## Begin

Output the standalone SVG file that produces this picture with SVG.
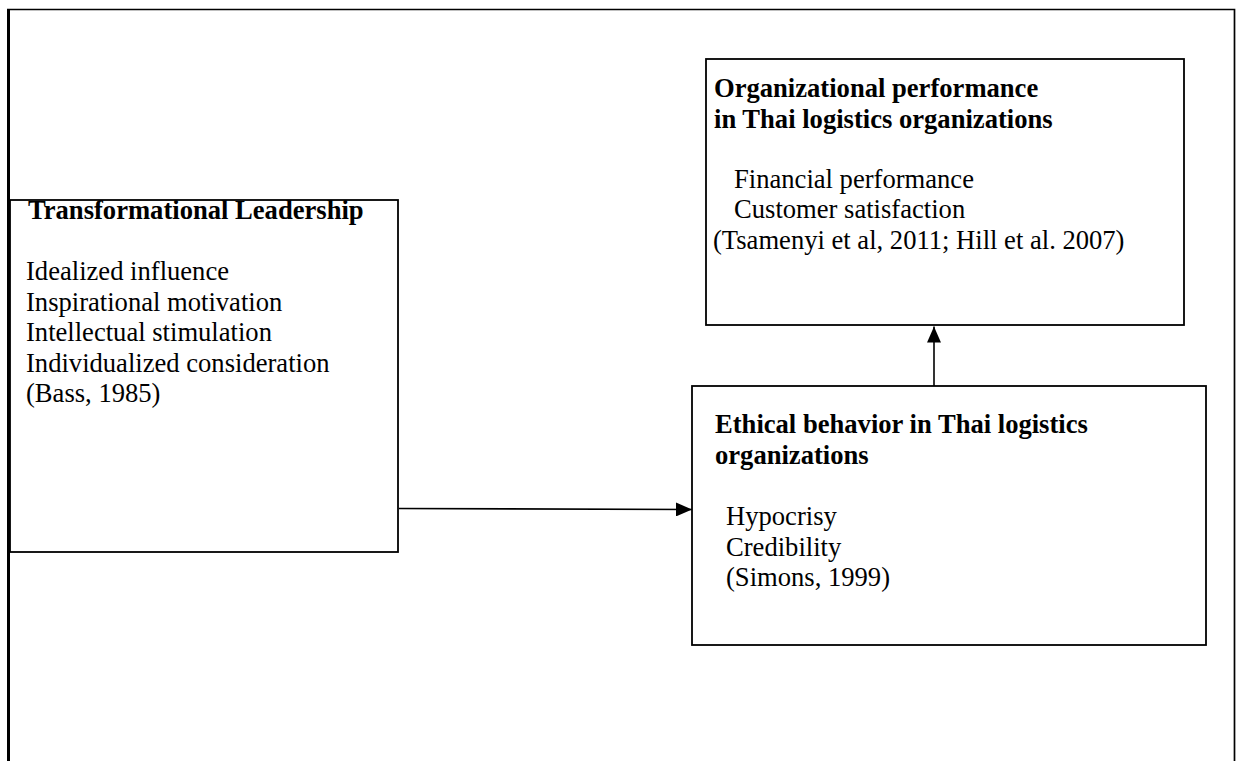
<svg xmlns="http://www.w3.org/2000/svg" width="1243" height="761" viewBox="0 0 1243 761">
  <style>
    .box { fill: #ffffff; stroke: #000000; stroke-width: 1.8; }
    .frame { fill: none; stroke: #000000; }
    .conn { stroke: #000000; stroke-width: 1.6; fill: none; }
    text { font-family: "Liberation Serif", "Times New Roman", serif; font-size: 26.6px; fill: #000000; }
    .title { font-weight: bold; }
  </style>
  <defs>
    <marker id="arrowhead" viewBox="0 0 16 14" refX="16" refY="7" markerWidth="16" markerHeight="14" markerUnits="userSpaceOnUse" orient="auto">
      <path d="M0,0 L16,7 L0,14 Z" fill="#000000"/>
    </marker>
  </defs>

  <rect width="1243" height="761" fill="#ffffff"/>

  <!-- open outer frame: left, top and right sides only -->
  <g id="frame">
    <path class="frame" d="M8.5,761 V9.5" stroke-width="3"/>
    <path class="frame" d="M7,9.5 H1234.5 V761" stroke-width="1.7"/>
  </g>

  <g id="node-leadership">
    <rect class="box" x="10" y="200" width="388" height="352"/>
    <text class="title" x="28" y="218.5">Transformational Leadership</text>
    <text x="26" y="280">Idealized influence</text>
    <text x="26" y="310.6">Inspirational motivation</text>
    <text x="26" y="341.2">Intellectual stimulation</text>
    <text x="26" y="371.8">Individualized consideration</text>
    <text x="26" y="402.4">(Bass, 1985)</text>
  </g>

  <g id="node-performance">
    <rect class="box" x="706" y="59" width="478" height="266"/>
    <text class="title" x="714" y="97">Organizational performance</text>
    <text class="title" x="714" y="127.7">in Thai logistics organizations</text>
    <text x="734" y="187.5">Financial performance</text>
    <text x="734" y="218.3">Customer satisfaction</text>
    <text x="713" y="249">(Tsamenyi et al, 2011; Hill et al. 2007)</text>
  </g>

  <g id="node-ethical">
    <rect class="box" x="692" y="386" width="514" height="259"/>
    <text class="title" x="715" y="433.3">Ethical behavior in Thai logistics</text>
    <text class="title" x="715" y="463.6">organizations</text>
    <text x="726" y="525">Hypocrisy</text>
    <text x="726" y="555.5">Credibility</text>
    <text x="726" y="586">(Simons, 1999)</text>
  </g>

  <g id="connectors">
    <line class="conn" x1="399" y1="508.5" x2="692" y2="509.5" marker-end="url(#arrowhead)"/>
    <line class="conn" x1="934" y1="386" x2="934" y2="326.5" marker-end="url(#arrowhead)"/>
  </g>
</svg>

## End

THE TASK:
Write out the material above once more, exactly as it reads, with no pictures.

COMPLETED TASK:
Output the standalone SVG file that produces this picture with SVG.
<svg xmlns="http://www.w3.org/2000/svg" width="1243" height="761" viewBox="0 0 1243 761">
  <style>
    .box { fill: #ffffff; stroke: #000000; stroke-width: 1.8; }
    .frame { fill: none; stroke: #000000; }
    .conn { stroke: #000000; stroke-width: 1.6; fill: none; }
    text { font-family: "Liberation Serif", "Times New Roman", serif; font-size: 26.6px; fill: #000000; }
    .title { font-weight: bold; }
  </style>
  <defs>
    <marker id="arrowhead" viewBox="0 0 16 14" refX="16" refY="7" markerWidth="16" markerHeight="14" markerUnits="userSpaceOnUse" orient="auto">
      <path d="M0,0 L16,7 L0,14 Z" fill="#000000"/>
    </marker>
  </defs>

  <rect width="1243" height="761" fill="#ffffff"/>

  <!-- open outer frame: left, top and right sides only -->
  <g id="frame">
    <path class="frame" d="M8.5,761 V9.5" stroke-width="3"/>
    <path class="frame" d="M7,9.5 H1234.5 V761" stroke-width="1.7"/>
  </g>

  <g id="node-leadership">
    <rect class="box" x="10" y="200" width="388" height="352"/>
    <text class="title" x="28" y="218.5">Transformational Leadership</text>
    <text x="26" y="280">Idealized influence</text>
    <text x="26" y="310.6">Inspirational motivation</text>
    <text x="26" y="341.2">Intellectual stimulation</text>
    <text x="26" y="371.8">Individualized consideration</text>
    <text x="26" y="402.4">(Bass, 1985)</text>
  </g>

  <g id="node-performance">
    <rect class="box" x="706" y="59" width="478" height="266"/>
    <text class="title" x="714" y="97">Organizational performance</text>
    <text class="title" x="714" y="127.7">in Thai logistics organizations</text>
    <text x="734" y="187.5">Financial performance</text>
    <text x="734" y="218.3">Customer satisfaction</text>
    <text x="713" y="249">(Tsamenyi et al, 2011; Hill et al. 2007)</text>
  </g>

  <g id="node-ethical">
    <rect class="box" x="692" y="386" width="514" height="259"/>
    <text class="title" x="715" y="433.3">Ethical behavior in Thai logistics</text>
    <text class="title" x="715" y="463.6">organizations</text>
    <text x="726" y="525">Hypocrisy</text>
    <text x="726" y="555.5">Credibility</text>
    <text x="726" y="586">(Simons, 1999)</text>
  </g>

  <g id="connectors">
    <line class="conn" x1="399" y1="508.5" x2="692" y2="509.5" marker-end="url(#arrowhead)"/>
    <line class="conn" x1="934" y1="386" x2="934" y2="326.5" marker-end="url(#arrowhead)"/>
  </g>
</svg>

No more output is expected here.